There is a common misconception that if {p = .05}, then the null hypothesis has only a 5% chance of being true.

This is clearly false, and can be seen from the definition as the P value is calculated under the assumption that the null hypothesis is true. It therefore cannot be a probability of the null hypothesis being false.

Conversely, a p value being high merely means that a null effect is statistically consistent with the observed results.

It does not mean that the null hypothesis is true. We only fail to reject, if we adopt the data based inductive approach.

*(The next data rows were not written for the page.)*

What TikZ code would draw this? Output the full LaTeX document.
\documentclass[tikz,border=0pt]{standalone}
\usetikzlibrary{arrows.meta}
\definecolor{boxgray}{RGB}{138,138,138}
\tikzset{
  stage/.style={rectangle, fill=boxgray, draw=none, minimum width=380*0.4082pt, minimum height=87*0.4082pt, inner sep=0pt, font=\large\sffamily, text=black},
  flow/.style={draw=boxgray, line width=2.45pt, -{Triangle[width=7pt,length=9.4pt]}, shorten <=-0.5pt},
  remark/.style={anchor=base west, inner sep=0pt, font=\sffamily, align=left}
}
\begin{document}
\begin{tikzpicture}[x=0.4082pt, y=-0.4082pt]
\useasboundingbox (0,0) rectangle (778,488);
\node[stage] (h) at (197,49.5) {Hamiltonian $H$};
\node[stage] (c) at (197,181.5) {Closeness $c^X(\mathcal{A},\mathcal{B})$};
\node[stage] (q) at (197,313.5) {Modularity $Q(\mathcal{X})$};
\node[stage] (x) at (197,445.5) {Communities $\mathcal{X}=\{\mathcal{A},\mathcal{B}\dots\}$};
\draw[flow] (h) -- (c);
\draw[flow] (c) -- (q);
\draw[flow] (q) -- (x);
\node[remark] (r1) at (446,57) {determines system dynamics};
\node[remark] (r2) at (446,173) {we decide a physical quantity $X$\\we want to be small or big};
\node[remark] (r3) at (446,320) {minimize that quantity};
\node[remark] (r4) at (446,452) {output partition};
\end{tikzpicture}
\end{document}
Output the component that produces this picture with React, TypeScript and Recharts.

We need to consider the Type I and Type II error probabilities to draw such conclusions, which is done in the Neyman-Pearson approach.

3. Neyman-Pearson Theory

The main contribution of Neyman-Pearson hypothesis testing framework (they named it to distinguish it from the inductive approach of Fisher’s significance testing) is the introduction of the

  • probabilities of committing two kinds of errors, false rejection (Type I error), called {\alpha}, and false acceptance (Type II error), called {\beta}, of the null hypothesis.
  • power of a statistical test. It is defined as the probability of rejecting a false null hypothesis. It is equal to {1 - \beta}.

Fisher’s theory relied on the rejection of null hypothesis based on the data, assuming null hypothesis to be true. In contrast, the Neyman-Pearson approach provides rules to make decisions to choose the between the two hypothesis.

Neyman–Pearson theory, then, replaces the idea of inductive reasoning with that of, what they called, inductive behavior.

In his own words, inductive behaviour was meant to imply: “The term ‘inductive behavior’ means simply the habit of humans and other animals (Pavlov’s dog, etc.) to adjust their actions to noticed frequencies of events, so as to avoid undesirable consequences”.

Then, in this approach, the costs associated with Type I and Type II behaviour determine the decision to accpet or reject. These costs vary from experiment to experiment and this thus is the main advantage of the Neyman-Pearson approach over Fisher’s approach.

Thus while designing the experiment the researcher has to control the probabilities of Type I and Type II errors. The best test is the one that minimizes the Type II error given an upper bound on the Type I error.

And what adds to the source of confusion is the fact that Neyman called the Type I error the level of significance, a term that Fisher used to denote the p values.